— GIVEN INSTRUCTION —
The lines to extract run from the first line of the material below to the line containing "(ded) at (367,323)", both included; leave the pictures behind.

··· GIVEN MATERIAL ···

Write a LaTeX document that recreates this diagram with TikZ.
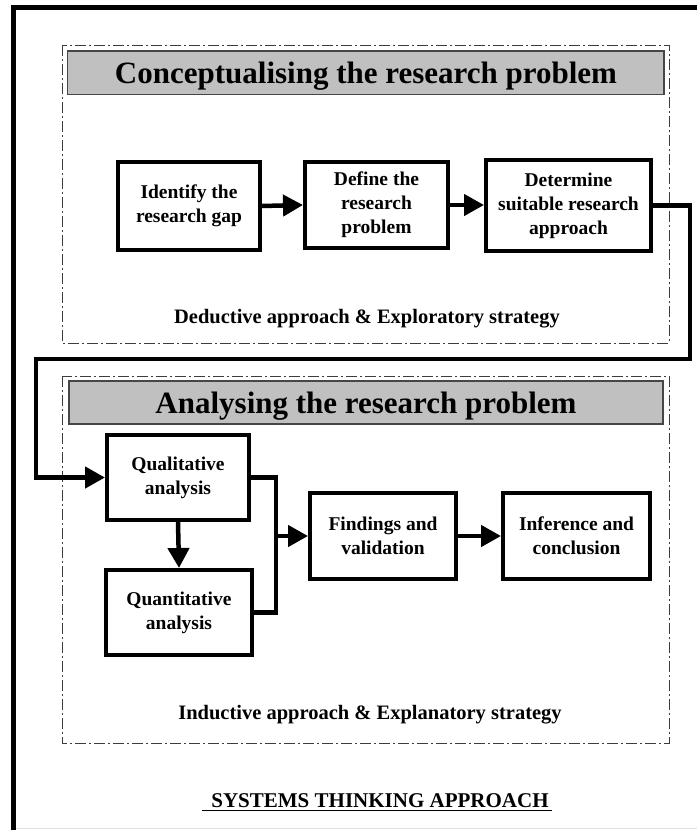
\documentclass[tikz,border=0pt]{standalone}
\usepackage{fontspec}
\setmainfont{Liberation Serif}
\usetikzlibrary{arrows.meta}
\definecolor{hdrgray}{RGB}{192,192,192}
\definecolor{hdrline}{RGB}{70,70,70}
\definecolor{dashcol}{RGB}{60,60,60}
\begin{document}
\begin{tikzpicture}[x=1pt,y=-1pt,
  stepbox/.style={draw,line width=4pt,align=center,inner sep=0pt,
    font=\bfseries\fontsize{19.5}{24}\selectfont},
  hdr/.style={draw=hdrline,fill=hdrgray,line width=1.5pt},
  hdrtext/.style={font=\bfseries\fontsize{31}{32}\selectfont,anchor=base},
  groupbox/.style={draw=dashcol,line width=1pt,dash pattern=on 11pt off 3pt on 2pt off 3pt},
  caption/.style={font=\bfseries\fontsize{20.5}{24}\selectfont,anchor=base},
  conn/.style={line width=4.5pt,line join=miter},
  arr/.style={conn,-{Triangle[length=20pt 0,width=21pt 0]}}
]
\useasboundingbox (0,0) rectangle (697,830);
% outer frame
\draw[line width=5pt,line join=miter] (13.5,830) -- (13.5,7.5) -- (697,7.5);
\draw[black!12,line width=1pt] (16,828.5) -- (697,828.5);

% group 1
\draw[groupbox] (62,45) rectangle (669,343);
\draw[hdr] (67.5,51) rectangle (664,94.5);
\node[hdrtext] (h1) at (366,83) {Conceptualising the research problem};
\node[stepbox,minimum width=142pt,minimum height=88pt] (gap) at (189,206) {Identify the\\research gap};
\node[stepbox,minimum width=143pt,minimum height=86pt] (def) at (376.5,205) {Define the\\research\\problem};
\node[stepbox,minimum width=165pt,minimum height=91pt] (appr) at (568.5,205.5) {Determine\\suitable research\\approach};
\node[caption] (ded) at (367,323) {Deductive approach \& Exploratory strategy};

% group 2
\draw[groupbox] (62,376) rectangle (669,743);
\draw[hdr] (69,381) rectangle (663,424);
\node[hdrtext] (h2) at (366,413) {Analysing the research problem};
\node[stepbox,minimum width=142pt,minimum height=85pt] (qual) at (178,477.5) {Qualitative\\analysis};
\node[stepbox,minimum width=146pt,minimum height=85pt] (quant) at (179,612.5) {Quantitative\\analysis};
\node[stepbox,minimum width=146pt,minimum height=86pt] (find) at (383,536) {Findings and\\validation};
\node[stepbox,minimum width=147pt,minimum height=86pt] (inf) at (576.5,536) {Inference and\\conclusion};
\node[caption] (ind) at (370,719) {Inductive approach \& Explanatory strategy};

% title
\node[caption,font=\bfseries\fontsize{21}{24}\selectfont] (title) at (380,807) {SYSTEMS THINKING APPROACH};
\draw[line width=1.2pt] ([xshift=-6pt,yshift=-3.5pt]title.base west) -- ([yshift=-3.5pt]title.base east);

% connectors
\draw[arr] (gap.east) -- (def.west);
\draw[arr] (def.east) -- (def.east -| appr.west);
\coordinate (c1) at (690,359);
\coordinate (c2) at (36,359);
\draw[arr] (appr.east) -| (c1) -- (c2) |- (qual.west);
\draw[arr] (qual.south) -- (quant.north);
\coordinate (m) at (276,536);
\draw[conn] (qual.east) -| (m) |- (quant.east);
\draw[arr] (m) -- (find.west);
\draw[arr] (find.east) -- (inf.west);
\end{tikzpicture}
\end{document}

···

— ANSWER FOR THE TASK —
Write a LaTeX document that recreates this diagram with TikZ.
\documentclass[tikz,border=0pt]{standalone}
\usepackage{fontspec}
\setmainfont{Liberation Serif}
\usetikzlibrary{arrows.meta}
\definecolor{hdrgray}{RGB}{192,192,192}
\definecolor{hdrline}{RGB}{70,70,70}
\definecolor{dashcol}{RGB}{60,60,60}
\begin{document}
\begin{tikzpicture}[x=1pt,y=-1pt,
  stepbox/.style={draw,line width=4pt,align=center,inner sep=0pt,
    font=\bfseries\fontsize{19.5}{24}\selectfont},
  hdr/.style={draw=hdrline,fill=hdrgray,line width=1.5pt},
  hdrtext/.style={font=\bfseries\fontsize{31}{32}\selectfont,anchor=base},
  groupbox/.style={draw=dashcol,line width=1pt,dash pattern=on 11pt off 3pt on 2pt off 3pt},
  caption/.style={font=\bfseries\fontsize{20.5}{24}\selectfont,anchor=base},
  conn/.style={line width=4.5pt,line join=miter},
  arr/.style={conn,-{Triangle[length=20pt 0,width=21pt 0]}}
]
\useasboundingbox (0,0) rectangle (697,830);
% outer frame
\draw[line width=5pt,line join=miter] (13.5,830) -- (13.5,7.5) -- (697,7.5);
\draw[black!12,line width=1pt] (16,828.5) -- (697,828.5);

% group 1
\draw[groupbox] (62,45) rectangle (669,343);
\draw[hdr] (67.5,51) rectangle (664,94.5);
\node[hdrtext] (h1) at (366,83) {Conceptualising the research problem};
\node[stepbox,minimum width=142pt,minimum height=88pt] (gap) at (189,206) {Identify the\\research gap};
\node[stepbox,minimum width=143pt,minimum height=86pt] (def) at (376.5,205) {Define the\\research\\problem};
\node[stepbox,minimum width=165pt,minimum height=91pt] (appr) at (568.5,205.5) {Determine\\suitable research\\approach};
\node[caption] (ded) at (367,323) {Deductive approach \& Exploratory strategy};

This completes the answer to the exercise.